The changes will take place only when the cash customers stop turning out in droves to hear this same show. It is not likely to happen in Louis's lifetime. Meanwhile, jazz has benefited by this paradoxical situation, so it would seem best to accept anything Louis and anyone else can get for jazz in the way of broader appreciation, and if, along the way, greater sympathy to the country of its origin is generated, we are all the luckier and should be that much more grateful. It probably will be a long time before the United States will again have a Secretary of State of the intelligence and integrity of Dean Acheson, so it behooves us all to take delight in the accomplishments of Ambassador Satch.

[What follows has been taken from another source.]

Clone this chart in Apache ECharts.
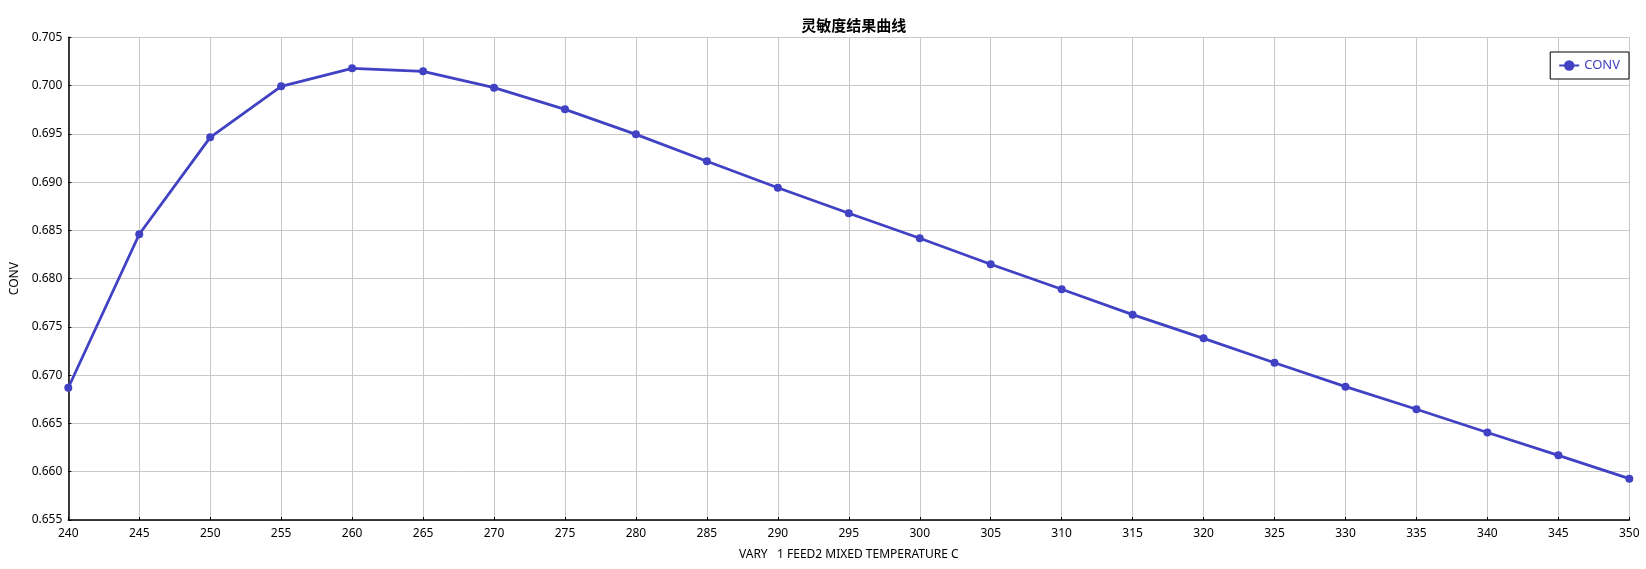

In the long view of jazz history (if a history so brief can be termed long in any way), it would seem clear that any spread in the appreciation and even understanding of jazz has been on the basis of compromise. Today, everyone speaks of Benny Goodman as a potent force in popularizing jazz in the 'thirties. Yet I remember with uncomfortable clarity that in those years the jazz fans like myself — and certainly the public — regarded Benny primarily as a dance-band leader. True, he played "swing," and was considered acceptable on the fringe of the inner circle, but it was not merely semantics that persuaded us to reserve the word "jazz" for Duke Ellington and Muggsy Spanier and Sidney Bechet and Louis Armstrong — especially the out-of-print Armstrong on records.

But no matter. Every time the cause of jazz is advanced, in whatever guise, another deserving jazz musician gets a week's work. That's enough to satisfy this observer that Louis has done his job in making the world jazz-conscious, late in a career which has also included the almost-forgotten detail of having been the greatest internal influence for its own healthy development that jazz has ever known. Let audiences all over the world applaud Louis the great showman; our tight little crowd will be grateful that, whether they know it or not, they also honor Louis the great pioneer, Louis the great teacher, and Louis the great artist.”